「日本一のマネジャーに」 苦難乗り越えた東海大初の女性主務、亡き恩師との約束

東海大主務・小川美優さん【写真:川村虎大】
東海大主務・小川美優さん【写真:川村虎大】

監督交代後初めてリーグ単独首位に立った東海大、初の女性主務・小川美優さん

 社会人野球の日本生命でも指揮を執った井尻陽久監督が今年2月に就任して以降、首都大学リーグで初の単独首位に立った東海大。ベンチの1番左で、スコアを書きながら試合を見つめるのが、1964年の創部以来58年目で初めて誕生した女性主務の小川美優さん(3年)だ。

 1年生の11月から、マネジャーの中心となる主務を任され、2年が過ぎようとしている。その間には、新型コロナウイルスの感染拡大や部員の大麻使用による対外試合禁止処分など、様々な“事件”が起きた。それでも、名門・東海大の復活に力を尽くすには理由があった。

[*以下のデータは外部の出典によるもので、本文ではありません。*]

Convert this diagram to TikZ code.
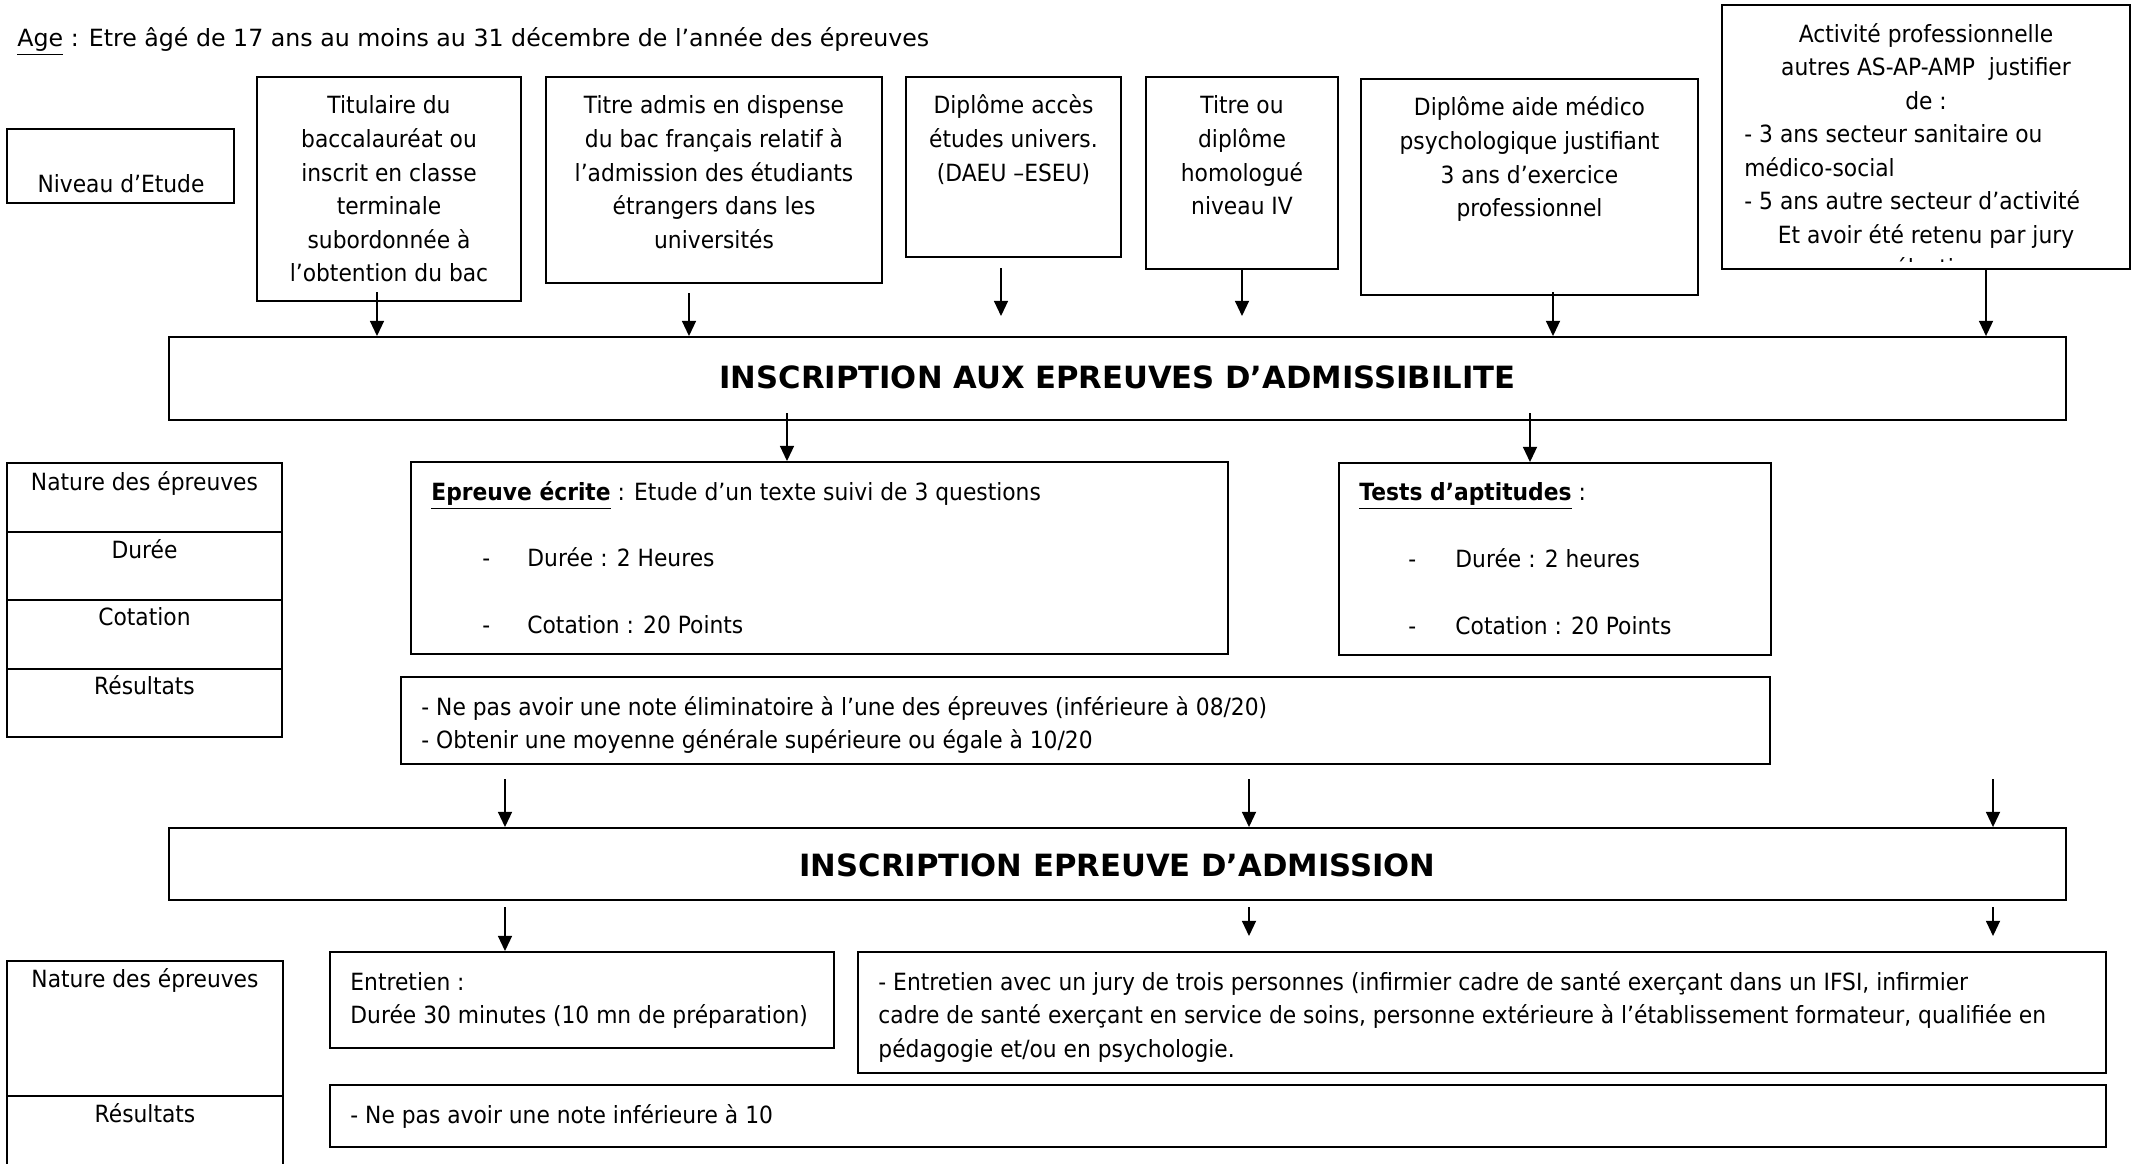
\documentclass[tikz,border=0pt]{standalone}
\usepackage{fontspec}
\setmainfont{DejaVu Sans}[FakeStretch=0.92]
\newfontfamily\plainfont{DejaVu Sans}
\usetikzlibrary{arrows.meta,fit}
\newcommand\fstr{\rule{0pt}{9.5pt}}
\begin{document}
\begin{tikzpicture}[x=0.46pt,y=-0.46pt,
  box/.style={draw, line width=0.9pt, inner sep=0pt},
  arr/.style={line width=0.6pt, -{Triangle[length=7pt,width=6.5pt]}},
  txt/.style={inner sep=0pt, font=\fontsize{10.9}{15.43}\selectfont},
  ttl/.style={inner sep=0pt, font=\plainfont\fontsize{14.1}{17}\selectfont\bfseries},
  ctxt/.style={txt, align=center, anchor=north},
  ltxt/.style={txt, align=left, anchor=north west}]
\useasboundingbox (0,0) rectangle (2138,1163);

% top line
\node[txt, anchor=base west, font=\plainfont\fontsize{10.9}{15.43}\selectfont] (age) at (17,46.5) {\underline{Age} : Etre âgé de 17 ans au moins au 31 décembre de l’année des épreuves};

% Niveau d'Etude
\node[box, fit={(7,129) (234,203)}] (niv) {};
\node[txt, anchor=base] (nivt) at (121,192.5) {Niveau d’Etude};

% top boxes
\node[box, fit={(257,77) (521,301)}] (b1) {};
\node[ctxt] (b1t) at (389,{113.5-20.65}) {\fstr Titulaire du\\baccalauréat ou\\inscrit en classe\\terminale\\subordonnée à\\l’obtention du bac};

\node[box, fit={(546,77) (882,283)}] (b2) {};
\node[ctxt] (b2t) at (714,{113.5-20.65}) {\fstr Titre admis en dispense\\du bac français relatif à\\l’admission des étudiants\\étrangers dans les\\universités};

\node[box, fit={(906,77) (1121,257)}] (b3) {};
\node[ctxt] (b3t) at (1013.5,{113.5-20.65}) {\fstr Diplôme accès\\études univers.\\(DAEU –ESEU)};

\node[box, fit={(1146,77) (1338,269)}] (b4) {};
\node[ctxt] (b4t) at (1242,{113.5-20.65}) {\fstr Titre ou\\diplôme\\homologué\\niveau IV};

\node[box, fit={(1361,79) (1698,295)}] (b5) {};
\node[ctxt] (b5t) at (1529.5,{115.5-20.65}) {\fstr Diplôme aide médico\\psychologique justifiant\\3 ans d’exercice\\professionnel};

\node[box, fit={(1722,5) (2130,269)}] (b6) {};
\node[ctxt] (b6ta) at (1926,{41.7-20.65}) {\fstr Activité professionnelle\\autres AS-AP-AMP\ \ justifier\\de :};
\node[ltxt] (b6tb) at (1744,{142.3-20.65}) {\fstr - 3 ans secteur sanitaire ou\\médico-social\\- 5 ans autre secteur d’activité};
\node[txt, anchor=base] (b6tc) at (1926,243) {Et avoir été retenu par jury};
\begin{scope}
  \clip (1722,5) rectangle (2130,261);
  \node[txt, anchor=base] (b6td) at (1932,276.5) {sélection};
\end{scope}

% first title
\node[box, fit={(169,337) (2066,420)}] (ins1) {};
\node[ttl, anchor=base] (ins1t) at (1117.5,388) {INSCRIPTION AUX EPREUVES D’ADMISSIBILITE};

% arrows into first title
\coordinate (a1s) at (377,292);
\coordinate (a2s) at (689,293);
\coordinate (a3s) at (1001,268);
\coordinate (a3e) at (1001,316);
\coordinate (a4s) at (1242,269);
\coordinate (a4e) at (1242,316);
\coordinate (a5s) at (1553,292);
\coordinate (a6s) at (1986,269);
\draw[arr] (a1s) -- (a1s |- ins1.north);
\draw[arr] (a2s) -- (a2s |- ins1.north);
\draw[arr] (a3s) -- (a3e);
\draw[arr] (a4s) -- (a4e);
\draw[arr] (a5s) -- (a5s |- ins1.north);
\draw[arr] (a6s) -- (a6s |- ins1.north);

% left table 1
\node[box, fit={(7,463) (282,532)}] (t1a) {};
\node[box, fit={(7,532) (282,600)}] (t1b) {};
\node[box, fit={(7,600) (282,669)}] (t1c) {};
\node[box, fit={(7,669) (282,737)}] (t1d) {};
\node[txt, anchor=base] (t1at) at (144.5,490.5) {Nature des épreuves};
\node[txt, anchor=base] (t1bt) at (144.5,558.5) {Durée};
\node[txt, anchor=base] (t1ct) at (144.5,625.5) {Cotation};
\node[txt, anchor=base] (t1dt) at (144.5,694.5) {Résultats};

% epreuve ecrite
\node[box, fit={(411,462) (1228,654)}] (ep) {};
\node[txt, anchor=base west] (ep1) at (431,500) {\underline{\textbf{Epreuve écrite}} : Etude d’un texte suivi de 3 questions};
\node[txt, anchor=base west] (ep2d) at (482,566.5) {-};
\node[txt, anchor=base west] (ep2) at (527,566.5) {Durée : 2 Heures};
\node[txt, anchor=base west] (ep3d) at (482,633.5) {-};
\node[txt, anchor=base west] (ep3) at (527,633.5) {Cotation : 20 Points};

% tests
\node[box, fit={(1339,463) (1771,655)}] (ts) {};
\node[txt, anchor=base west] (ts1) at (1359,500) {\underline{\textbf{Tests d’aptitudes}} :};
\node[txt, anchor=base west] (ts2d) at (1408,567) {-};
\node[txt, anchor=base west] (ts2) at (1455,567) {Durée : 2 heures};
\node[txt, anchor=base west] (ts3d) at (1408,634) {-};
\node[txt, anchor=base west] (ts3) at (1455,634) {Cotation : 20 Points};

\coordinate (c1s) at (787,413);
\coordinate (c2s) at (1530,413);
\draw[arr] (c1s) -- (c1s |- ep.north);
\draw[arr] (c2s) -- (c2s |- ts.north);

% results 1
\node[box, fit={(401,677) (1770,764)}] (res1) {};
\node[ltxt] (res1t) at (421,{715-20.65}) {\fstr - Ne pas avoir une note éliminatoire à l’une des épreuves (inférieure à 08/20)\\- Obtenir une moyenne générale supérieure ou égale à 10/20};

% second title
\node[box, fit={(169,828) (2066,900)}] (ins2) {};
\node[ttl, anchor=base] (ins2t) at (1117.5,876) {INSCRIPTION EPREUVE D’ADMISSION};

\coordinate (d1s) at (505,779);
\coordinate (d2s) at (1249,779);
\coordinate (d3s) at (1993,779);
\draw[arr] (d1s) -- (d1s |- ins2.north);
\draw[arr] (d2s) -- (d2s |- ins2.north);
\draw[arr] (d3s) -- (d3s |- ins2.north);

% left table 2
\node[box, fit={(7,961) (283,1096)}] (t2a) {};
\draw[line width=0.9pt] (7,1170) -- (7,1096) -- (283,1096) -- (283,1170);
\node[txt, anchor=base] (t2at) at (145,987) {Nature des épreuves};
\node[txt, anchor=base] (t2bt) at (145,1122.5) {Résultats};

% entretien
\node[box, fit={(330,952) (834,1048)}] (en) {};
\node[ltxt] (ent) at (350,{990-20.65}) {\fstr Entretien :\\Durée 30 minutes (10 mn de préparation)};

\node[box, fit={(858,952) (2106,1073)}] (jy) {};
\node[ltxt] (jyt) at (878,{990-20.65}) {\fstr - Entretien avec un jury de trois personnes (infirmier cadre de santé exerçant dans un IFSI, infirmier\\cadre de santé exerçant en service de soins, personne extérieure à l’établissement formateur, qualifiée en\\pédagogie et/ou en psychologie.};

\coordinate (e1s) at (505,907);
\coordinate (e2s) at (1249,907);
\coordinate (e2e) at (1249,936);
\coordinate (e3s) at (1993,907);
\coordinate (e3e) at (1993,936);
\draw[arr] (e1s) -- (e1s |- en.north);
\draw[arr] (e2s) -- (e2e);
\draw[arr] (e3s) -- (e3e);

% results 2
\node[box, fit={(330,1085) (2106,1147)}] (res2) {};
\node[txt, anchor=base west] (res2t) at (350,1123) {- Ne pas avoir une note inférieure à 10};
\end{tikzpicture}
\end{document}
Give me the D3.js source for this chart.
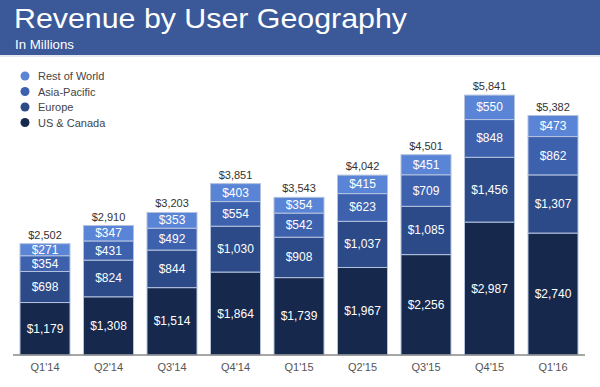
<!DOCTYPE html>
<html>
<head>
<meta charset="utf-8">
<script src="https://cdn.jsdelivr.net/npm/d3@7"></script>
<style>
  body { margin: 0; background: #fff; }
  svg { display: block; font-family: "Liberation Sans", Arial, sans-serif; }
</style>
</head>
<body>
<div id="chart"></div>
<script>
// quarterly revenue, $M
var quarters = ["Q1'14", "Q2'14", "Q3'14", "Q4'14", "Q1'15", "Q2'15", "Q3'15", "Q4'15", "Q1'16"];
var usCanada = [1179, 1308, 1514, 1864, 1739, 1967, 2256, 2987, 2740];
var europe = [698, 824, 844, 1030, 908, 1037, 1085, 1456, 1307];
var asiaPacific = [354, 431, 492, 554, 542, 623, 709, 848, 862];
var restOfWorld = [271, 347, 353, 403, 354, 415, 451, 550, 473];
var totals = [2502, 2910, 3203, 3851, 3543, 4042, 4501, 5841, 5382];

var seriesNames = ["US & Canada", "Europe", "Asia-Pacific", "Rest of World"];
var seriesColors = ["#17284d", "#2b4a87", "#3e61ae", "#5a85d6"];

var width = 600, height = 387;
var svg = d3.select("#chart").append("svg")
  .attr("width", width)
  .attr("height", height);

// header band
svg.append("rect").attr("x", 0).attr("y", 0).attr("width", width).attr("height", 55)
  .attr("fill", "#3b5998");
svg.append("rect").attr("x", 0).attr("y", 55).attr("width", width).attr("height", 2)
  .attr("fill", "#e4e8f0");
svg.append("text").attr("x", 14).attr("y", 28)
  .attr("fill", "#fff").attr("font-size", 28)
  .attr("textLength", 393).attr("lengthAdjust", "spacingAndGlyphs")
  .text("Revenue by User Geography");
svg.append("text").attr("x", 15).attr("y", 48.5)
  .attr("fill", "#fff").attr("font-size", 12.5)
  .attr("textLength", 59).attr("lengthAdjust", "spacingAndGlyphs")
  .text("In Millions");

var table = quarters.map(function(q, i) {
  return {q: q, "US & Canada": usCanada[i], "Europe": europe[i],
          "Asia-Pacific": asiaPacific[i], "Rest of World": restOfWorld[i], total: totals[i]};
});
var stacked = d3.stack().keys(seriesNames)(table);

var x = d3.scaleBand().domain(quarters).range([20, 578]).paddingInner(0.2126).paddingOuter(0);
var y = d3.scaleLinear().domain([0, 6000]).range([355, 88]);
var color = d3.scaleOrdinal().domain(seriesNames).range(seriesColors);

var fmt = d3.format(",");

var layers = svg.selectAll("g.layer").data(stacked).enter().append("g")
  .attr("class", "layer")
  .attr("fill", function(d) { return color(d.key); });

layers.selectAll("rect").data(function(d) { return d; }).enter().append("rect")
  .attr("x", function(d) { return x(d.data.q); })
  .attr("y", function(d) { return y(d[1]); })
  .attr("width", x.bandwidth())
  .attr("height", function(d) { return y(d[0]) - y(d[1]); })
  .attr("stroke", "#b4c2de")
  .attr("stroke-width", 1);

layers.selectAll("text").data(function(d) { return d; }).enter().append("text")
  .attr("x", function(d) { return x(d.data.q) + x.bandwidth() / 2; })
  .attr("y", function(d) { return (y(d[0]) + y(d[1])) / 2 + 4; })
  .attr("text-anchor", "middle")
  .attr("fill", "#fff")
  .attr("font-size", 12)
  .text(function(d) { return "$" + fmt(d[1] - d[0]); });

// totals on top
svg.selectAll("text.total").data(table).enter().append("text")
  .attr("class", "total")
  .attr("x", function(d) { return x(d.q) + x.bandwidth() / 2; })
  .attr("y", function(d) { return y(d.total) - 5; })
  .attr("text-anchor", "middle")
  .attr("fill", "#333")
  .attr("font-size", 11)
  .text(function(d) { return "$" + fmt(d.total); });

// x axis
var xAxis = svg.append("g").attr("transform", "translate(0,355)")
  .call(d3.axisBottom(x).tickSize(0).tickPadding(8));
xAxis.select(".domain").attr("stroke", "#888").attr("stroke-width", 1.5).attr("d", "M13,0H585");
xAxis.selectAll("text").attr("font-size", 11).attr("fill", "#555")
  .attr("font-family", "Liberation Sans, Arial, sans-serif");

// legend, top series first
var legend = svg.selectAll("g.legend").data(seriesNames.slice().reverse()).enter().append("g")
  .attr("class", "legend")
  .attr("transform", function(d, i) { return "translate(25," + (76 + i * 15.5) + ")"; });
legend.append("circle").attr("r", 4.5).attr("fill", function(d) { return color(d); });
legend.append("text").attr("x", 13).attr("y", 4)
  .attr("font-size", 11).attr("fill", "#444")
  .text(function(d) { return d; });
</script>
</body>
</html>
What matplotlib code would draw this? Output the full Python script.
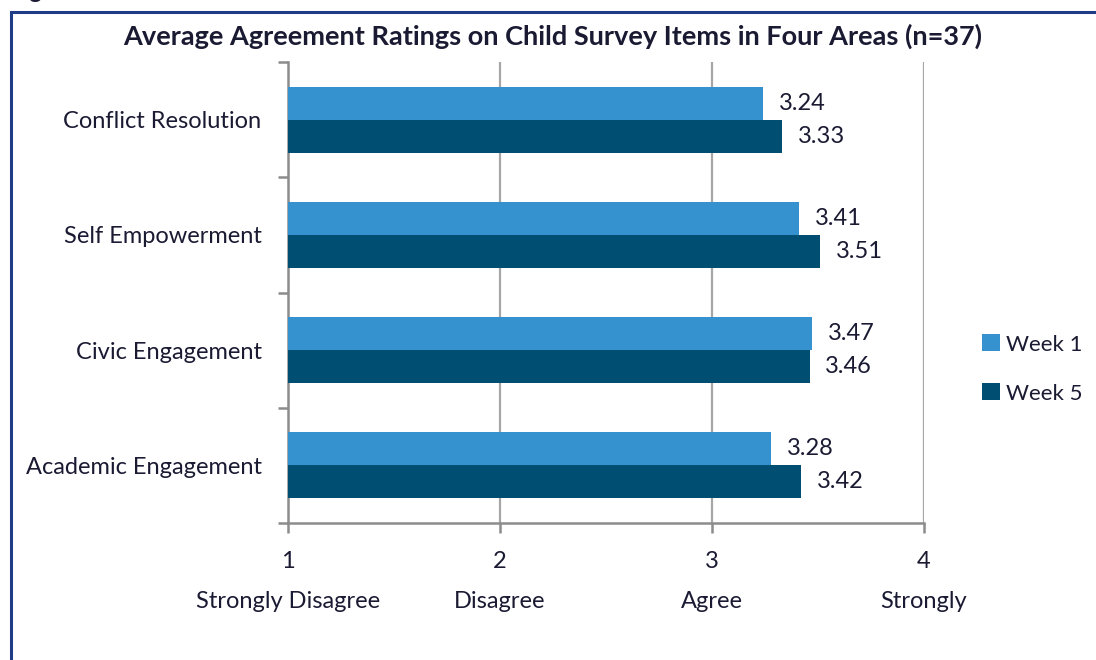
import matplotlib
matplotlib.use("Agg")
import matplotlib.pyplot as plt
from matplotlib.patches import Rectangle
import numpy as np

categories = ["Conflict Resolution", "Self Empowerment", "Civic Engagement", "Academic Engagement"]
week1 = [3.24, 3.41, 3.47, 3.28]
week5 = [3.33, 3.51, 3.46, 3.42]
series_names = ["Week 1", "Week 5"]
x_ticks = [1, 2, 3, 4]
x_tick_labels = ["1\n\nStrongly Disagree", "2\n\nDisagree", "3\n\nAgree", "4\n\nStrongly"]
title = "Average Agreement Ratings on Child Survey Items in Four Areas (n=37)"

plt.rcParams['font.family'] = ['Lato', 'DejaVu Sans']

C1 = "#3592CE"
C5 = "#004E72"
TXT = "#1a1a33"
GRAY = "#8c8c8c"
FS = 17

fig = plt.figure(figsize=(10.96, 6.6), dpi=100)
W, H = 1096, 660

# figure border (clipped at right/bottom)
fig.patches.append(Rectangle((10.5 / W, -0.05), 1.2, 1 - 11.5 / H + 0.05,
                             transform=fig.transFigure, fill=False,
                             edgecolor="#1f3c88", linewidth=2.2, zorder=0))
fig.text(10 / W, 1 + 1.5 / H, "Figure", fontsize=17, fontweight="bold",
         color=TXT, ha="left", va="baseline")

ax = fig.add_axes([288 / W, 1 - 523 / H, (924 - 288) / W, (523 - 62) / H])

y = np.arange(len(categories))
h = 0.287
ax.barh(y - h / 2, [v - 1 for v in week1], left=1, height=h, color=C1, label=series_names[0], zorder=3)
ax.barh(y + h / 2, [v - 1 for v in week5], left=1, height=h, color=C5, label=series_names[1], zorder=3)

for yi, v in zip(y, week1):
    ax.text(v + 0.075, yi - h / 2, f"{v:.2f}", va="center", ha="left", fontsize=FS, color=TXT)
for yi, v in zip(y, week5):
    ax.text(v + 0.075, yi + h / 2, f"{v:.2f}", va="center", ha="left", fontsize=FS, color=TXT)

ax.set_xlim(1, 4)
ax.set_ylim(3.5, -0.5)

ax.set_xticks(x_ticks)
ax.set_xticklabels(x_tick_labels, fontsize=FS, color=TXT, linespacing=0.95)
ax.tick_params(axis="x", direction="out", length=7, width=1.8, color=GRAY, pad=13)

ax.set_yticks(y)
ax.set_yticklabels(categories, fontsize=FS, color=TXT)
ax.set_yticks(np.arange(-0.5, len(categories), 1.0), minor=True)
ax.tick_params(axis="y", which="major", length=0, pad=19)
ax.tick_params(axis="y", which="minor", direction="out", length=7, width=1.8, color=GRAY)

for xv in [2, 3, 4]:
    ax.axvline(xv, color="#a6a6a6", linewidth=1.6, zorder=1)

for s in ["top", "right"]:
    ax.spines[s].set_visible(False)
for s in ["left", "bottom"]:
    ax.spines[s].set_color(GRAY)
    ax.spines[s].set_linewidth(1.8)

fig.text(553 / W, 1 - 36 / H, title, fontsize=19.5, fontweight="bold", color=TXT,
         ha="center", va="center")

leg = fig.legend(loc="center left", bbox_to_anchor=(982 / W, 1 - 369 / H),
                 frameon=False, fontsize=16, handlelength=0.8, handleheight=0.8,
                 handletextpad=0.3, labelspacing=1.3, labelcolor=TXT,
                 borderpad=0, borderaxespad=0)

fig.savefig("out.png", dpi=100)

 25日に川崎・等々力球場で行われた首都大学野球1部リーグ。東海大はここまで全勝だった武蔵大を4-3で下し、井尻監督の下で初めて単独首位に立った。この日も、小川さんは落ち着いた様子で試合を見つめていた。

 試合後に話を聞くと「大変なことの方が多いですね」と、本音も漏れる。1年前、チームは最悪な状況だった。10月に部員の大麻使用が発覚し、秋季リーグ戦の出場を辞退。3か月の対外試合禁止処分も受けた。監督も安藤強氏から井尻氏に変わり、部員も野球をできない日々が続いた。

「マネジャーや主将、監督さんを交えてミーティングしながら、寮の掃除など、やれることからやっていかないといけないのかなと思っていました。野球をやる以前に人間として見直していかなければならないという話を伝えてきました」。野球ができない中、できることを探し、選手が成長できる環境作りに徹した。

 謹慎が明け、練習を再開すると、忙しい日常が戻ってきた。主務は監督の秘書役や準備、来客、OB対応など、仕事は多岐にわたる。世間からは厳しい目で見られ、より一層高いレベルが求められているのは感じていた。それでも職務を全うしようと、平日は午後10時を過ぎても業務を続ける日々だった。